The Map of Tiny Perfect Things is about Mark, stuck in a small town, stuck in a time oriented prison that begins and ends within a 16 hour time period. A tale as old as time. In Mark’s case that tale is repetitive as hell. That is until he meets Margaret, another soul trapped (freed?) within this small town unaware of similarly afflicted people possibly running around. When they discover one another they decide the only logical step is to find the perfection of what “today” has to offer. As expected, with more time spent together a romance begins to hover but so too does a mystery being withheld by one of them. This as of yet to be revealed secret could not only change their relationship it could alter their very understanding of reality itself.
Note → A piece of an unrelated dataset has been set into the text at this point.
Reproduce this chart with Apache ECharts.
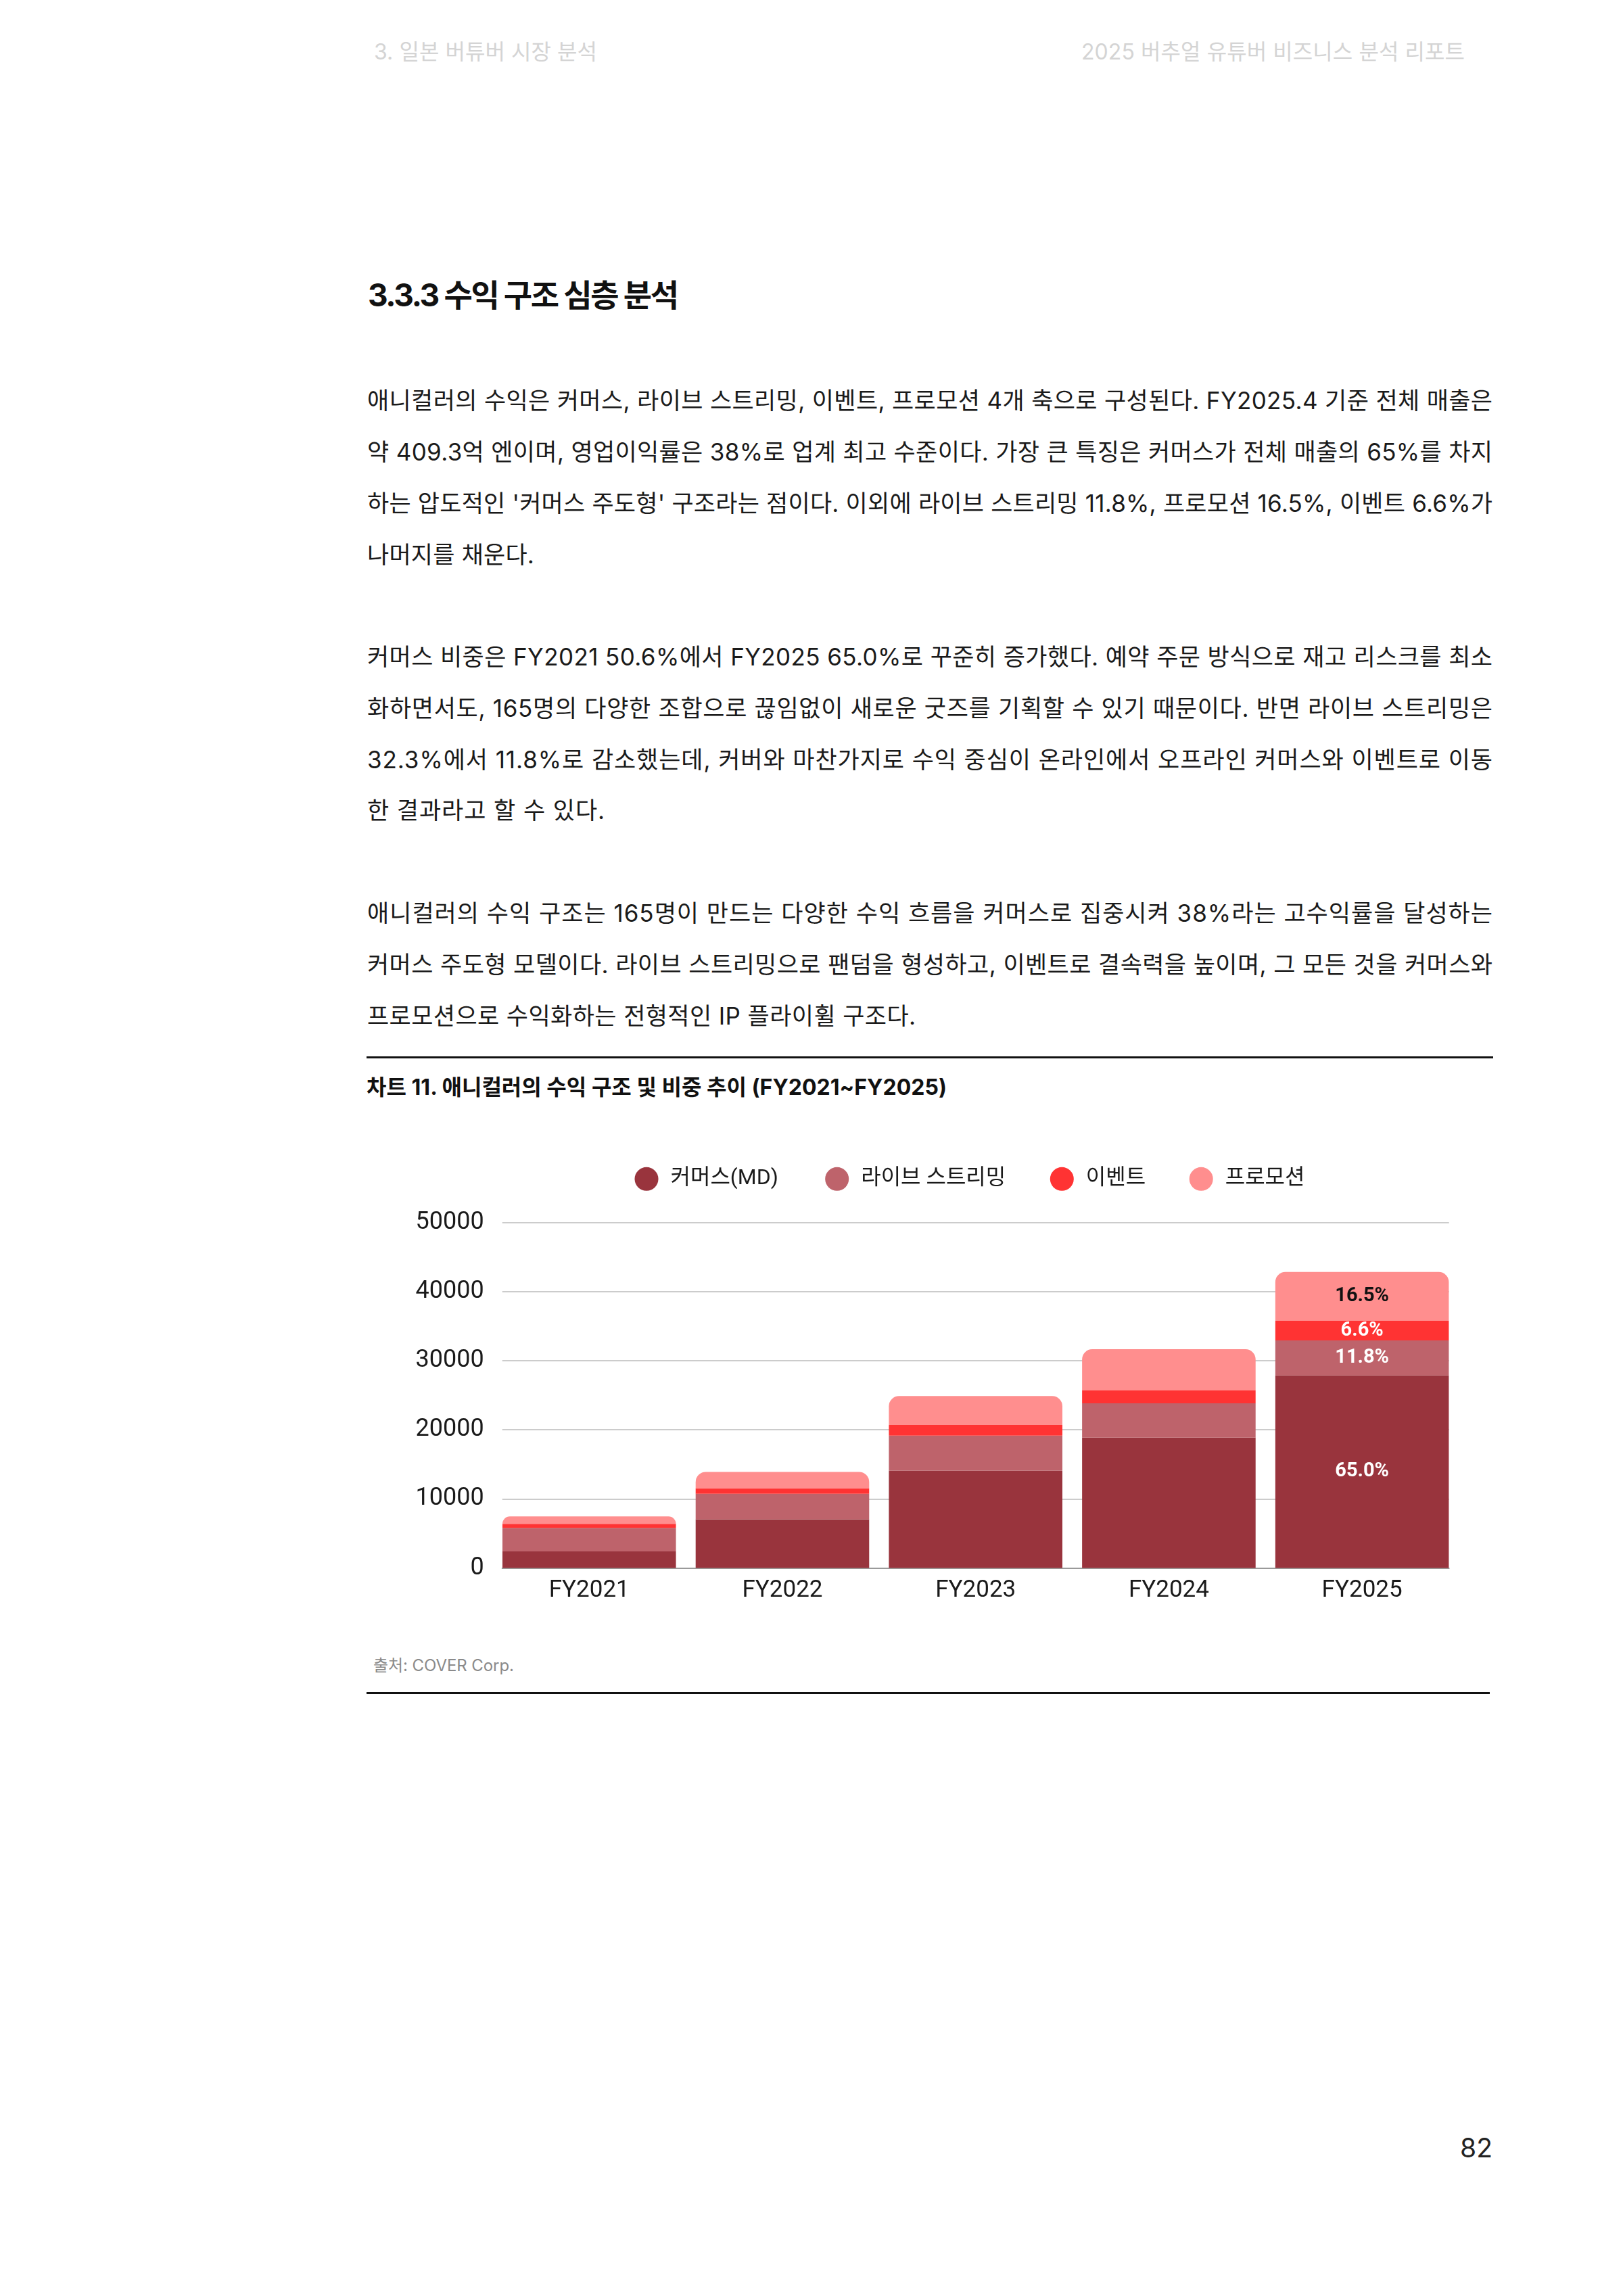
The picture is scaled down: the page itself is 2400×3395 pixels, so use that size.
<!DOCTYPE html>
<html lang="ko">
<head>
<meta charset="utf-8">
<script src="https://cdn.jsdelivr.net/npm/echarts@6/dist/echarts.min.js"></script>
<style>
html,body{margin:0;padding:0;background:#fff;}
body{width:2400px;height:3395px;position:relative;overflow:hidden;font-family:Inter,"Noto Sans CJK KR",sans-serif;color:#1a1a1a;}
.t{position:absolute;white-space:nowrap;height:50px;line-height:50px;}
.p{font-size:35px;left:543px;}
.rule{position:absolute;height:3px;background:#111;}
#chart{position:absolute;left:0;top:1680px;width:2400px;height:740px;}
</style>
</head>
<body>
<div class="t fit" data-w="330" style="left:553px;top:52px;font-size:32px;color:#d4d4d4;">3. 일본 버튜버 시장 분석</div>
<div class="t fit" data-w="567" style="left:1599px;top:52px;font-size:32px;color:#d4d4d4;">2025 버추얼 유튜버 비즈니스 분석 리포트</div>

<div class="t fit" data-w="460" style="left:544px;top:406px;height:60px;line-height:60px;font-size:46px;font-weight:700;color:#111;">3.3.3 수익 구조 심층 분석</div>

<div class="t p fit" data-w="1664" style="top:567px;">애니컬러의 수익은 커머스, 라이브 스트리밍, 이벤트, 프로모션 4개 축으로 구성된다. FY2025.4 기준 전체 매출은</div>
<div class="t p fit" data-w="1664" style="top:643px;">약 409.3억 엔이며, 영업이익률은 38%로 업계 최고 수준이다. 가장 큰 특징은 커머스가 전체 매출의 65%를 차지</div>
<div class="t p fit" data-w="1664" style="top:719px;">하는 압도적인 '커머스 주도형' 구조라는 점이다. 이외에 라이브 스트리밍 11.8%, 프로모션 16.5%, 이벤트 6.6%가</div>
<div class="t p follow" style="top:795px;">나머지를 채운다.</div>

<div class="t p fit" data-w="1664" style="top:946px;">커머스 비중은 FY2021 50.6%에서 FY2025 65.0%로 꾸준히 증가했다. 예약 주문 방식으로 재고 리스크를 최소</div>
<div class="t p fit" data-w="1664" style="top:1022px;">화하면서도, 165명의 다양한 조합으로 끊임없이 새로운 굿즈를 기획할 수 있기 때문이다. 반면 라이브 스트리밍은</div>
<div class="t p fit" data-w="1664" style="top:1098px;">32.3%에서 11.8%로 감소했는데, 커버와 마찬가지로 수익 중심이 온라인에서 오프라인 커머스와 이벤트로 이동</div>
<div class="t p follow" style="top:1173px;">한 결과라고 할 수 있다.</div>

<div class="t p fit" data-w="1664" style="top:1325px;">애니컬러의 수익 구조는 165명이 만드는 다양한 수익 흐름을 커머스로 집중시켜 38%라는 고수익률을 달성하는</div>
<div class="t p fit" data-w="1664" style="top:1401px;">커머스 주도형 모델이다. 라이브 스트리밍으로 팬덤을 형성하고, 이벤트로 결속력을 높이며, 그 모든 것을 커머스와</div>
<div class="t p follow" style="top:1477px;">프로모션으로 수익화하는 전형적인 IP 플라이휠 구조다.</div>

<div class="rule" style="left:542px;top:1562px;width:1666px;"></div>
<div class="t fit" data-w="858" style="left:542px;top:1583px;font-size:32px;font-weight:700;color:#111;">차트 11. 애니컬러의 수익 구조 및 비중 추이 (FY2021~FY2025)</div>

<div id="chart"></div>

<div class="t fit" data-w="208" style="left:552px;top:2438px;font-size:24px;color:#8a8a8a;">출처: COVER Corp.</div>
<div class="rule" style="left:542px;top:2502px;width:1661px;"></div>

<div class="t" style="left:2133px;top:3151px;width:100px;text-align:center;font-size:39px;color:#222;">82</div>

<script>
// ---- data ----
const categories = ['FY2021', 'FY2022', 'FY2023', 'FY2024', 'FY2025'];
const seriesNames = ['커머스(MD)', '라이브 스트리밍', '이벤트', '프로모션'];
const commerce = [2390, 7040, 14100, 18860, 27880];
const liveStreaming = [3400, 3710, 5050, 4980, 5060];
const eventRevenue = [590, 780, 1560, 1860, 2840];
const promotion = [1080, 2380, 4170, 5960, 7070];
const fy2025Shares = ['65.0%', '11.8%', '6.6%', '16.5%'];
const yMin = 0, yMax = 50000, yStep = 10000;

// ---- styles / layout ----
const colors = ['#99343d', '#be636b', '#ff3333', '#ff8e8e'];
const labelColors = ['#ffffff', '#ffffff', '#ffffff', '#111111'];
const legendLefts = [938.5, 1220.2, 1552.8, 1758.7];
const chartFont = 'Roboto, "Noto Sans CJK KR", sans-serif';

function fitTexts() {
  let lastLs = 0;
  document.querySelectorAll('.fit, .follow').forEach(el => {
    const n = [...el.textContent].length;
    if (el.classList.contains('fit')) {
      el.style.letterSpacing = '0px';
      const w = el.getBoundingClientRect().width;
      const W = +el.dataset.w;
      const ls = (W - w) / Math.max(1, n - 1);
      el.style.letterSpacing = ls + 'px';
      if (el.classList.contains('p')) lastLs = ls;
    } else {
      el.style.letterSpacing = lastLs + 'px';
    }
  });
}

function drawChart() {
  const chart = echarts.init(document.getElementById('chart'));
  const valueSets = [commerce, liveStreaming, eventRevenue, promotion];
  const series = valueSets.map((vals, i) => ({
    name: seriesNames[i],
    type: 'bar',
    stack: 'total',
    xAxisIndex: 0,
    yAxisIndex: 0,
    barCategoryGap: '10.2%',
    itemStyle: { color: colors[i], borderRadius: i === valueSets.length - 1 ? [15, 15, 0, 0] : 0 },
    label: {
      show: false, position: 'inside', color: labelColors[i],
      fontSize: 29, fontWeight: 'bold', fontFamily: chartFont
    },
    emphasis: { disabled: true },
    data: vals.map((v, j) => j === categories.length - 1
      ? { value: v, label: { show: true, formatter: fy2025Shares[i] } }
      : v)
  }));
  chart.setOption({
    animation: false,
    textStyle: { fontFamily: chartFont },
    legend: seriesNames.map((name, i) => ({
      data: [name], left: legendLefts[i], top: 45.8, padding: 0,
      icon: 'circle', itemWidth: 35, itemHeight: 35, selectedMode: false,
      textStyle: { fontSize: 32, color: '#1a1a1a', fontFamily: chartFont, padding: [0, 0, 0, 13] }
    })),
    grid: [
      { left: 728.4, right: 243, top: 127.7, bottom: 101.5 },
      { left: 742.7, right: 257.3, top: 127.7, bottom: 101.5 }
    ],
    xAxis: [
      {
        gridIndex: 0, type: 'category', data: categories,
        axisLine: { show: false }, axisTick: { show: false },
        axisLabel: { fontSize: 35, color: '#1a1a1a', margin: 16, fontFamily: chartFont }
      },
      {
        gridIndex: 1, type: 'value', min: 0, max: 1,
        axisLine: { show: true, lineStyle: { color: '#9a9a9a', width: 2 } },
        axisTick: { show: false }, axisLabel: { show: false }, splitLine: { show: false }
      }
    ],
    yAxis: [
      { gridIndex: 0, type: 'value', min: yMin, max: yMax, interval: yStep, show: false },
      {
        gridIndex: 1, type: 'value', min: yMin, max: yMax, interval: yStep,
        axisLine: { show: false }, axisTick: { show: false },
        axisLabel: { fontSize: 36, color: '#1a1a1a', margin: 27, fontFamily: chartFont,
          formatter: v => String(v) },
        splitLine: { lineStyle: { color: '#cccccc', width: 2 } }
      }
    ],
    series: series
  });
}

(document.fonts && document.fonts.ready ? document.fonts.ready : Promise.resolve()).then(() => {
  fitTexts();
  drawChart();
});
</script>
</body>
</html>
What I believe has allowed Groundhog Day to stand the test of time, aside from the genius of Bill Murray of course, is its balance of comedy and drama. Definitely leaning more into the comedy of time travel, it never loses focus of teaching its characters lessons of morality and the overall betterment of those around them. With Perfect Things its goal is to arrive at a similar destination while taking a bit of a different route to get there. Perfect Things is more concerned with self-introspection and finding the beauty of something once believed to be a burden. It’s a metaphorical journey to search for one’s soul. But at the end of the day (pun?) the character’s ultimate goal is to break the barrier between today and tomorrow and if time or some time wielding species has any say they will only do so having learned what it truly means to be alive, to genuinely appreciate the time given and forgive that mistakes of the past.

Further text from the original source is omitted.